= Øystein Thommessen =

Norwegian lawyer (1890–1986)

Øystein Thommessen (31 October 1890 – 1986) was a Norwegian lawyer.

He was born in Kristiania as a son of Jakob Peter Thommessen and Maja Johannessen. He was a nephew of Ola Thommessen and a first cousin of Rolf Thommessen. In April 1924 in Kristiania he married Ebba Lindeman.

He took his examen artium at Aars og Voss skole in 1908, and then graduated from the Royal Frederick University with the cand.jur. degree in 1912. He was a deputy judge in Aker from 1913 to 1916 and a junior solicitor from 1916, until taking the lawyer's credentials in 1919. From 1922 he worked as a law firm partner. His specialties were patent law, trademark law and tax law, and he wrote a seminal article on tax law in Norsk Retstidende in 1934, and a commentary on trademark law in 1961.

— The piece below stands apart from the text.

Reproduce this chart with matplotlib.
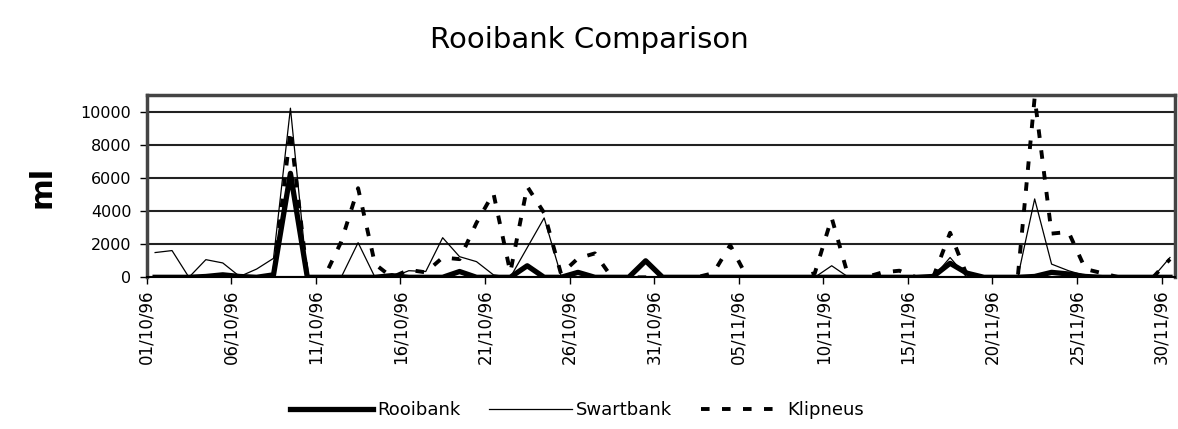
import matplotlib
matplotlib.use("Agg")
import matplotlib.pyplot as plt
import numpy as np
import pandas as pd

# ---- data ----
dates = pd.date_range("1996-10-01", "1996-11-30", freq="D")
tick_labels = ["01/10/96", "06/10/96", "11/10/96", "16/10/96", "21/10/96", "26/10/96",
               "31/10/96", "05/11/96", "10/11/96", "15/11/96", "20/11/96", "25/11/96", "30/11/96"]

rooibank = [0, 0, 0, 50, 150, 50, 0, 150, 6300, 0,
            0, 0, 0, 0, 100, 0, 0, 0, 350, 0,
            0, 0, 700, 0, 0, 300, 0, 0, 0, 1000,
            0, 0, 0, 0, 0, 0, 0, 0, 0, 0,
            0, 0, 0, 0, 0, 0, 50, 850, 250, 0,
            0, 0, 50, 300, 200, 50, 0, 0, 0, 0,
            0]

swartbank = [1500, 1620, 0, 1070, 870, 50, 500, 1150, 10250, 0,
             0, 0, 2100, 0, 0, 400, 350, 2400, 1250, 950,
             150, 0, 1800, 3600, 100, 0, 0, 0, 0, 0,
             0, 0, 0, 0, 0, 0, 0, 0, 0, 0,
             700, 0, 0, 100, 0, 0, 0, 1200, 0, 0,
             0, 0, 4750, 800, 400, 100, 0, 0, 0, 0,
             1200]

klipneus = [0, 0, 0, 0, 0, 0, 0, 0, 8900, 0,
            0, 2150, 5400, 800, 0, 450, 300, 1200, 1100, 3300,
            5100, 300, 5500, 3900, 200, 1150, 1450, 0, 0, 0,
            0, 0, 0, 250, 1950, 0, 0, 0, 0, 250,
            3600, 0, 0, 300, 400, 0, 0, 2700, 100, 0,
            0, 0, 10900, 2650, 2750, 500, 250, 0, 0, 0,
            1100]

plt.rcParams['font.family'] = ['DejaVu Sans']

fig = plt.figure(figsize=(11.78, 4.29), dpi=100)
ax = fig.add_axes([0.1245, 0.3536, 0.873, 0.425])

x = np.arange(len(dates)) + 0.5
ax.plot(x, swartbank, color='black', lw=0.9, label='Swartbank', zorder=3)
ax.plot(x, klipneus, color='black', lw=2.8, linestyle=(0, (2.2, 3.2)), label='Klipneus', zorder=4)
ax.plot(x, rooibank, color='black', lw=3.8, label='Rooibank', zorder=5)

ax.set_xlim(0, 60.8)
ax.set_ylim(0, 11050)
ax.set_yticks(np.arange(0, 10001, 2000))
ax.set_yticklabels([f"{v:d}" for v in range(0, 10001, 2000)], fontsize=11.5)
ax.set_xticks(np.arange(0, 61, 5))
ax.set_xticklabels(tick_labels, rotation=90, fontsize=12)
ax.tick_params(axis='both', direction='out', length=5, width=1, color='black')
ax.tick_params(axis='x', pad=4)
ax.tick_params(axis='y', pad=6)

ax.grid(axis='y', color='#222222', lw=1.5)
ax.set_axisbelow(True)
for s in ['top', 'left', 'right']:
    ax.spines[s].set_color('#444444')
    ax.spines[s].set_linewidth(2.5)
ax.spines['bottom'].set_color('black')
ax.spines['bottom'].set_linewidth(1.5)

fig.text(0.5, 0.907, "Rooibank Comparison", ha='center', va='center', fontsize=21)
fig.text(0.0357, 0.564, "ml", rotation=90, ha='center', va='center', fontsize=22, fontweight='bold')

h, l = ax.get_legend_handles_labels()
order = [2, 0, 1]
fig.legend([h[i] for i in order], [l[i] for i in order], loc='center',
           bbox_to_anchor=(0.49, 0.044), ncol=3, frameon=False, fontsize=13,
           handlelength=4.6, handletextpad=0.2, columnspacing=1.6)

fig.savefig("out.png", dpi=100)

Between 1940 and 1945 he was a member of the Norwegian resistance movement. He was a member of the leading inner circle Kretsen from 1943, later Hjemmefrontens Ledelse. In cooperation with Tor Skjønsberg he had regular contact with the Norwegian legation in Stockholm, securing several monetary loans through contacts with the government-in-exile representatives stationed in Stockholm. He worked there himself from 1944, after he had to flee Norway. He was later a Norwegian delegate to the United Nations Conference on International Organization in 1945 and the Paris Peace Conference of 1946.

He was chairman of the Norwegian Museum of Cultural History from 1948 to 1966, and a board member of Gyldendal Norsk Forlag from 1941 to 1965, Elektrokemisk from 1952 to 1965 and Orkla Grube-Aktiebolag from 1956 to 1957. He was also a vice chancellor of the Order Council. He died in 1986.